The producers behind the sequel to Neil Marshall's "The Descent" have finally come to their senses and ditched the retarded title "De2cent" (which made no fucking sense at all). The official title is now the much classier "The Descent: Part Two". Well played. The film is currently shooting with the entire cast returning, most of which will be in flashback form for obvious reasons.
Bryan Bertino, writer director of "The Strangers", has officially signed on to pen a sequel. Liv Tyler has also signed on to return. I hate the fact that everything that's decent has to get a sequel these days, but there are a lot worse films that you could be sequelizing.
A controversial advertisement for the Spanish flick [REC] has been banned in New Zealand. Apparently the Kiwis took offense to a faux real "Bloody Mary" being served to potential movie goers. What? A little fake cannibalism never hurt anyone.
Boy is somehow born with two heads even though he was formed from only one embryo. Doctors are calling it an "anomaly". Gee, you think?
The price of rat meat has tripled in Cambodia! Between this and the canned meat scare in Canada, how are we to attain our most delicious of foods? I tell ya, life just isn't fair sometimes.
Here's a new twist to the student / teacher affair... cocaine! Might as well completely screw over your life over while you're at it, right?

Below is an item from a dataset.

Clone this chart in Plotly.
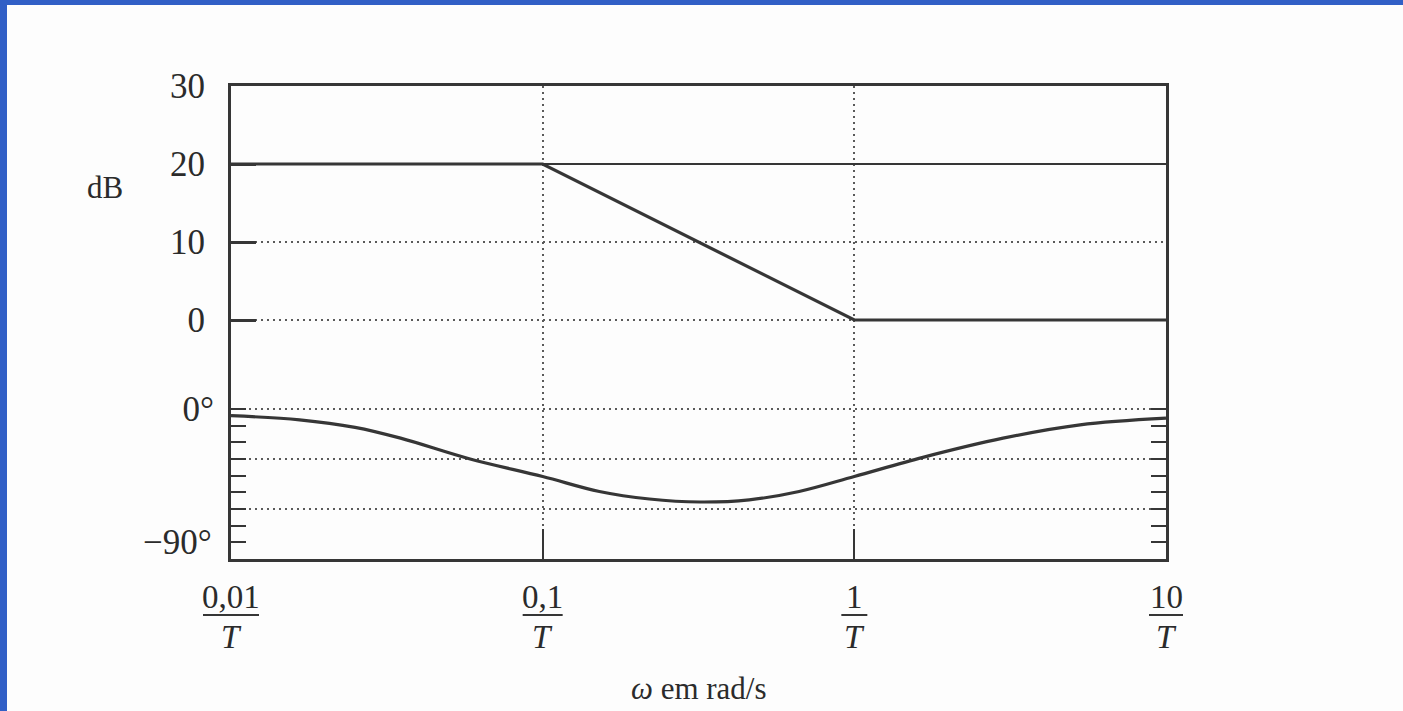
import numpy as np
import plotly.graph_objects as go

# Asymptotic magnitude of the lag network (dB) against normalized frequency ωT
omega_mag = [0.01, 0.1, 1, 10]
mag_db = [20, 20, 0, 0]

# Phase curve sampled along ωT (degrees)
omega_phase = [0.01, 0.0166, 0.025, 0.035, 0.0585, 0.1, 0.152, 0.22, 0.32,
               0.46, 0.665, 1, 1.66, 3, 5.3, 10]
phase_deg = [-4, -6.5, -11, -17.5, -30, -40.5, -49.5, -54, -55.8,
             -54.5, -49.5, -40.5, -29, -17.5, -9.5, -5.5]

# Low-frequency gain reference line
ref_db = 20

# Axis ticks and labels
x_ticks = [0.01, 0.1, 1, 10]
x_tick_num = ["0,01", "0,1", "1", "10"]
x_tick_den = "<i>T</i>"
mag_ticks = [0, 10, 20, 30]
mag_labels = ["0", "10", "20", "30"]
phase_major = [0, -30, -60, -90]
phase_major_labels = ["0°", "", "", ""]
phase_minor = [-10, -20, -40, -50, -70, -80]

# ---- page geometry (pixels) ----
W, H = 1403, 711
L, R, T, B = 231, 237, 86, 152
PW, PH = W - L - R, H - T - B

INK = "#363636"
GRID = "#5a5a5a"
BG = "#fdfdfd"
BLUE = "#315fc6"
FONT = "Liberation Serif"
TXT = "#2b2b2b"

# axis ranges: magnitude occupies the upper part, phase the lower part of one frame
MAG_TOP, MAG_ZERO_PX = 30, 320.0          # 30 dB at the frame top, 0 dB at y=320
mag_scale = (MAG_ZERO_PX - T) / MAG_TOP
mag_range = [-(H - B - MAG_ZERO_PX) / mag_scale, MAG_TOP]
PH_ZERO_PX = 409.0                          # 0° line, -90° at frame bottom
ph_scale = (H - B - PH_ZERO_PX) / 90.0
ph_range = [-90, (PH_ZERO_PX - T) / ph_scale]
x_log_range = [np.log10(x_ticks[0]), np.log10(x_ticks[-1])]

fig = go.Figure()

fig.add_trace(go.Scatter(
    x=[omega_mag[0], omega_mag[-1]], y=[ref_db, ref_db], mode="lines",
    line=dict(color=INK, width=2), yaxis="y", hoverinfo="skip"))
fig.add_trace(go.Scatter(
    x=omega_mag, y=mag_db, mode="lines",
    line=dict(color=INK, width=3.2), yaxis="y"))
fig.add_trace(go.Scatter(
    x=omega_phase, y=phase_deg, mode="lines",
    line=dict(color=INK, width=3.2, shape="spline", smoothing=1.0), yaxis="y2"))

dot = "2px,4px"

fig.update_layout(
    width=W, height=H,
    margin=dict(l=L, r=R, t=T, b=B, pad=0),
    paper_bgcolor=BG, plot_bgcolor=BG,
    showlegend=False,
    font=dict(family=FONT, color=TXT),
    xaxis=dict(
        type="log", range=x_log_range,
        tickmode="array", tickvals=x_ticks, showticklabels=False,
        ticks="inside", ticklen=30, tickwidth=2.2, tickcolor=INK,
        showline=True, linecolor=INK, linewidth=3, mirror=True,
        showgrid=True, gridcolor=GRID, gridwidth=1.6, griddash=dot,
        zeroline=False),
    yaxis=dict(
        range=mag_range, tickmode="array", tickvals=mag_ticks, ticktext=mag_labels,
        ticks="inside", ticklen=25, tickwidth=2.5, tickcolor=INK,
        ticklabelstandoff=16, tickfont=dict(size=35, family=FONT, color=TXT),
        showline=True, linecolor=INK, linewidth=3, mirror=True,
        showgrid=True, gridcolor=GRID, gridwidth=1.6, griddash=dot,
        zeroline=False),
    yaxis2=dict(
        overlaying="y", side="left", anchor="x",
        range=ph_range, tickmode="array", tickvals=phase_major, ticktext=phase_major_labels,
        ticks="inside", ticklen=15, tickwidth=2.2, tickcolor=INK, mirror="ticks",
        ticklabelstandoff=16, tickfont=dict(size=35, family=FONT, color=TXT),
        minor=dict(tickmode="array", tickvals=phase_minor, ticks="inside",
                   ticklen=15, tickwidth=2.2, tickcolor=INK, showgrid=False),
        showline=False,
        showgrid=True, gridcolor=GRID, gridwidth=1.6, griddash=dot,
        zeroline=False),
)


def px_x(px):
    return (px - L) / PW


def px_y(py):
    return (H - B - py) / PH


annotations = []
shapes = []
bar_w = [56, 40, 26, 34]
for xv, num, bw in zip(x_ticks, x_tick_num, bar_w):
    annotations.append(dict(
        x=np.log10(xv), xref="x", y=0, yref="paper", yanchor="middle",
        yshift=-38, text=num, showarrow=False,
        font=dict(size=33, family=FONT, color=TXT)))
    annotations.append(dict(
        x=np.log10(xv), xref="x", y=0, yref="paper", yanchor="middle",
        yshift=-78, text=x_tick_den, showarrow=False,
        font=dict(size=33, family=FONT, color=TXT)))
    # fraction bar under each numerator, centred on the tick
    xc = (np.log10(xv) - x_log_range[0]) / (x_log_range[1] - x_log_range[0])
    shapes.append(dict(
        type="line", xref="paper", yref="paper",
        x0=xc - bw / 2 / PW, x1=xc + bw / 2 / PW,
        y0=px_y(H - B + 56), y1=px_y(H - B + 56),
        line=dict(color=INK, width=2)))

# unit label of the magnitude scale
annotations.append(dict(
    x=0, xref="paper", xshift=-126, xanchor="center",
    y=17, yref="y", yanchor="middle", text="dB", showarrow=False,
    font=dict(size=31, family=FONT, color=TXT)))
# lower end of the phase scale
annotations.append(dict(
    x=0, xref="paper", xshift=-17, xanchor="right",
    y=phase_major[-1], yref="y2", yanchor="middle", yshift=17, text="−90°",
    showarrow=False, font=dict(size=35, family=FONT, color=TXT)))
# frequency axis title
annotations.append(dict(
    x=0.5, xref="paper", y=0, yref="paper", yanchor="middle", yshift=-129,
    text="<i>ω</i> em rad/s", showarrow=False,
    font=dict(size=31, family=FONT, color=TXT)))

# page edge bands
shapes.append(dict(type="rect", xref="paper", yref="paper",
                   x0=px_x(0), x1=px_x(7), y0=px_y(H), y1=px_y(0),
                   fillcolor=BLUE, line=dict(width=0)))
shapes.append(dict(type="rect", xref="paper", yref="paper",
                   x0=px_x(0), x1=px_x(W), y0=px_y(5), y1=px_y(0),
                   fillcolor=BLUE, line=dict(width=0)))

fig.update_layout(annotations=annotations, shapes=shapes)

fig.write_html("out.html")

This just in, Irish girls are sluts. This should come as good news to all the Ginger chasers running around these parts. Me, I still think they've got the touch of the devil in 'em.
1988: Three Italian fighter jets from the precision flight team Frecce Tricolori collide while attempting their "Pierced Heart" stunt during an air show at Ramstein Air Base in West Germany. The wreckage of one plane tumbles into the crowd and explodes, killing 40 spectators and seriously injuring hundreds more. The death toll reaches 69 two months later.